On cross examination however, Welch admitted that he played video games daily under the influence of methamphetamine and in the same mental state as he was at the time of the crimes. He admitted that in those video games he would routinely intentionally kill, weigh the consequences for and against pulling the trigger, and would decide to kill the other characters in his game, before he did it.

Thus, he admitted he was capable of willful, deliberate and premeditated murder while high, and in the mental state he was in at the time of the crimes.


After only thirty minutes of deliberation, reviewing the facts of the case, and the arguments of prosecution and defense, a jury of twelve came back with a verdict of guilty of all charges.

PC 187 -First Degree Murder plus special circumstances, PC 664/187 – Attempted Murder of a Police Officer, two counts of PC 246 – Shooting at an Occupied Motor Vehicle, PC 211 -2nd Robbery, and special allegations of PC12022.53(d) Discharge of a Firearm – Causing Great Bodily Injury, and PC29800(a)(1) Felon in Possession of a Firearm were all found to be true.

As of June of 2022, in response to the rise of mass shootings, homicides and alarming number of illegal guns confiscated by every law enforcement agency in San Bernardino County, District Attorney Jason Anderson enacted a policy specific to Felons in Possession of a Firearm, PC 29800 and Felon in Possession of Ammunition, PC 30305.

As of June 27th, the offer set forward by the San Bernardino County District Attorney’s Office will be state prison for any felon in possession of a firearm.
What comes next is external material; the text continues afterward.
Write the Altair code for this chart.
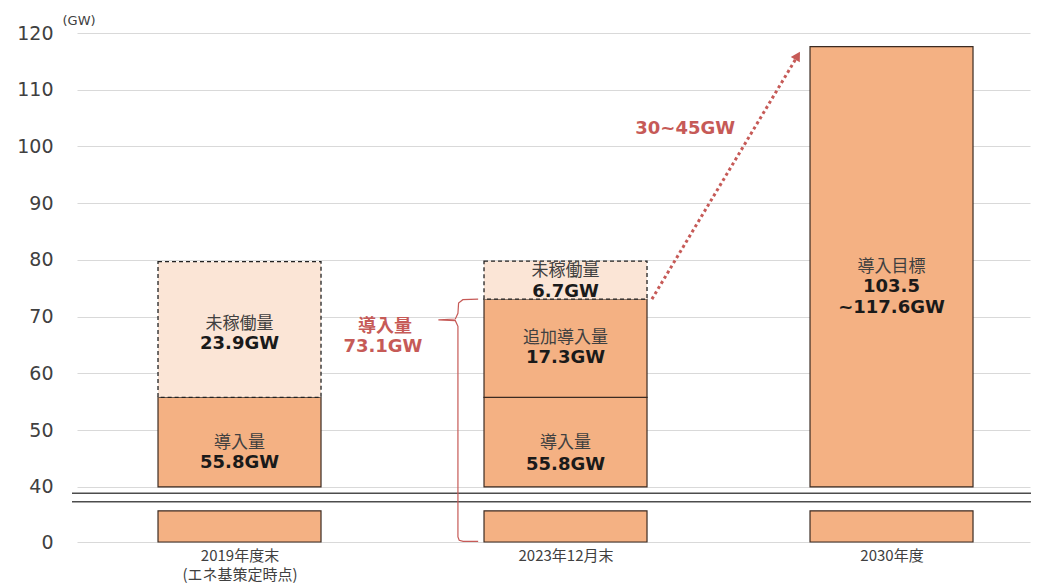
import altair as alt
import pandas as pd

# ---------------- data ----------------
CATEGORIES = ["2019年度末\n(エネ基策定時点)", "2023年12月末", "2030年度"]
SEG_CAT = [0, 0, 1, 1, 1, 2]
SEG_NAME = ["導入量", "未稼働量", "導入量", "追加導入量", "未稼働量", "導入目標"]
SEG_VALUE = [55.8, 23.9, 55.8, 17.3, 6.7, 117.6]
SEG_STATUS = ["installed", "idle", "installed", "installed", "idle", "installed"]
SEG_LABEL = ["55.8GW", "23.9GW", "55.8GW", "17.3GW", "6.7GW", "103.5\n~117.6GW"]
Y_TICKS = [0, 40, 50, 60, 70, 80, 90, 100, 110, 120]
INSTALLED_2023 = 73.1
INSTALLED_2023_TEXT = ["導入量", "73.1GW"]
GROWTH_TEXT = "30~45GW"
TARGET_TOP = 117.6

# ---------------- layout ----------------
W, H = 953, 509
X_DOMAIN = [-0.4985, 2.4248]
Y_ZERO_POS = 30.3       # where "0" sits on the broken axis
Y_TOP = 120
BREAK_TOP = 40
STUB_TOP = 35.8
BREAK_LINES = [37.4, 38.9]
BAR_HALF = 0.25
NAME_Y = [47.75, 68.7, 47.75, 66.3, 78.1, 78.8]
VALUE_Y = [44.2, 65.2, 43.9, 62.7, 74.4, 75.2]
RED_TEXT_POS = [(0.446, 68.2), (0.44, 64.75)]

ORANGE = "#F4B183"
LIGHT = "#FBE5D6"
EDGE = "#3b2b22"
RED = "#C65A57"
GRID = "#d9d9d9"
TXT = "#404040"
CJK = "Noto Sans CJK JP"
LAT = "DejaVu Sans"

rows = []
cum = {}
for c, n, v, s, lab, ny, vy in zip(SEG_CAT, SEG_NAME, SEG_VALUE, SEG_STATUS, SEG_LABEL, NAME_Y, VALUE_Y):
    start = cum.get(c, 0.0)
    end = round(start + v, 1)
    cum[c] = end
    rows.append(dict(xc=c, x0=c - BAR_HALF, x1=c + BAR_HALF, start=start, end=end,
                     y0=BREAK_TOP if start == 0 else start, y1=end, status=s,
                     name=n, label=lab, name_y=ny, value_y=vy))
seg = pd.DataFrame(rows)
stub = seg[seg["start"] == 0].copy()
stub["y0"] = Y_ZERO_POS
stub["y1"] = STUB_TOP

y_vals = [Y_ZERO_POS if v == 0 else v for v in Y_TICKS]
cat_expr = "[" + ",".join("'" + c.replace("\n", "|") + "'" for c in CATEGORIES) + "]"

XSCALE = alt.Scale(domain=X_DOMAIN, nice=False, zero=False)
YSCALE = alt.Scale(domain=[Y_ZERO_POS, Y_TOP], nice=False, zero=False)
XAXIS = alt.Axis(values=[0, 1, 2], labelExpr=f"split({cat_expr}[datum.value], '|')",
                 grid=False, domain=False, ticks=False, labelFont=CJK, labelFontSize=15,
                 labelColor=TXT, labelPadding=6, labelLineHeight=19, labelFlush=False,
                 title=None)
YAXIS = alt.Axis(values=y_vals, labelExpr=f"datum.value < {BREAK_TOP - 2} ? '0' : datum.label",
                 grid=True, gridColor=GRID, gridWidth=1, domain=False, ticks=False,
                 labelFont=LAT, labelFontSize=19, labelColor=TXT, labelPadding=24,
                 title="(GW)", titleAngle=0, titleX=-15, titleY=-13, titleAlign="left",
                 titleBaseline="middle", titleFont=LAT, titleFontSize=13,
                 titleFontWeight="normal", titleColor=TXT)


def X(f):
    return alt.X(f, type="quantitative", scale=XSCALE, axis=XAXIS)


def Y(f):
    return alt.Y(f, type="quantitative", scale=YSCALE, axis=YAXIS)


solid = seg[seg["status"] == "installed"]
idle = seg[seg["status"] == "idle"]

stub_l = alt.Chart(stub).mark_rect(fill=ORANGE, stroke=EDGE, strokeWidth=1.2).encode(
    x=X("x0"), x2="x1", y=Y("y0"), y2="y1")
solid_l = alt.Chart(solid).mark_rect(fill=ORANGE, stroke=EDGE, strokeWidth=1.2).encode(
    x=X("x0"), x2="x1", y=Y("y0"), y2="y1")
idle_l = alt.Chart(idle).mark_rect(fill=LIGHT, stroke="#222222", strokeWidth=1.3,
                                   strokeDash=[4, 3]).encode(
    x=X("x0"), x2="x1", y=Y("y0"), y2="y1")

brk = pd.DataFrame({"y": BREAK_LINES})
brk_l = alt.Chart(brk).mark_rule(color="#4d4d4d", strokeWidth=1.6).encode(
    y=Y("y"), x=alt.value(-5), x2=alt.value(W + 1))

name_l = alt.Chart(seg).mark_text(font=CJK, fontSize=17, color=TXT, baseline="middle").encode(
    x=X("xc"), y=Y("name_y"), text="name:N")
val_l = alt.Chart(seg).mark_text(font=LAT, fontSize=18, fontWeight="bold", color="#1a1a1a",
                                 baseline="middle", lineBreak="\n", lineHeight=21).encode(
    x=X("xc"), y=Y("value_y"), text="label:N")

# bracket for 2023 installed total
bl = 1 - BAR_HALF
bx = bl - 0.08
tip_y = 69.45
br_pts = [(bl - 0.018, INSTALLED_2023), (bx + 0.015, INSTALLED_2023 - 0.1), (bx + 0.002, INSTALLED_2023 - 0.7),
          (bx, 70.6), (bx - 0.008, tip_y + 0.15), (bx - 0.06, tip_y), (bx - 0.008, tip_y - 0.15),
          (bx, 68.3), (bx, Y_ZERO_POS + 0.9), (bx + 0.004, Y_ZERO_POS + 0.3),
          (bx + 0.016, Y_ZERO_POS + 0.1), (bl - 0.018, Y_ZERO_POS + 0.1)]
br = pd.DataFrame({"x": [p[0] for p in br_pts], "y": [p[1] for p in br_pts], "o": list(range(len(br_pts)))})
br_l = alt.Chart(br).mark_line(color=RED, strokeWidth=1.2).encode(
    x=X("x"), y=Y("y"), order="o:Q")

red_txt = pd.DataFrame({"x": [p[0] for p in RED_TEXT_POS], "y": [p[1] for p in RED_TEXT_POS],
                        "t": INSTALLED_2023_TEXT})
red_l = alt.Chart(red_txt).mark_text(font=f"{LAT}, {CJK}", fontSize=18, fontWeight="bold",
                                     color=RED, baseline="middle").encode(
    x=X("x"), y=Y("y"), text="t:N")

# growth arrow
ar = pd.DataFrame({"x": [1 + BAR_HALF + 0.015, 1.705], "y": [INSTALLED_2023, TARGET_TOP - 2.3], "o": [0, 1]})
ar_l = alt.Chart(ar).mark_line(color=RED, strokeWidth=3, strokeDash=[3, 3]).encode(
    x=X("x"), y=Y("y"), order="o:Q")
head = pd.DataFrame({"x": [1.712], "y": [TARGET_TOP - 1.6]})
head_l = alt.Chart(head).mark_point(shape="triangle-up", filled=True, angle=31, size=110,
                                    color=RED, opacity=1).encode(x=X("x"), y=Y("y"))
gt = pd.DataFrame({"x": [1.367], "y": [103.1], "t": [GROWTH_TEXT]})
gt_l = alt.Chart(gt).mark_text(font=LAT, fontSize=18, fontWeight="bold", color=RED,
                               baseline="middle").encode(x=X("x"), y=Y("y"), text="t:N")

chart = alt.layer(stub_l, solid_l, idle_l, brk_l, name_l, val_l, br_l, red_l, ar_l, head_l, gt_l).properties(
    width=W, height=H,
    autosize=alt.AutoSizeParams(type="none"),
    padding={"left": 77, "top": 33, "right": 15, "bottom": 44},
).configure_view(strokeWidth=0)

chart.save("out.html", embed_options={"renderer": "svg", "actions": False})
The charge holds a state prison term in the range of sixteen months, two, or three years, dependent upon the facts of the case. The expectation is any exceptions to state prison offers should be rare.

“The random acts of violence perpetrated by this defendant throughout our county were abhorrent” said Deputy District Attorney Justin Crocker, the prosecutor in People v. Welch. “Former Deputy Higgins’ bravery and courage in the face of danger was remarkable and likely saved lives. I am thankful the jurors saw through the defendant’s testimony and delivered justice to the victims of these tragedies.”

DDA Crocker adds “Welch is an example of the type of criminal the special circumstance laws are designed to punish and remove from society.”


Welch is due back in court on Aug 5, 2022 for sentencing. His maximum sentence would be life in prison without the possibility of parole.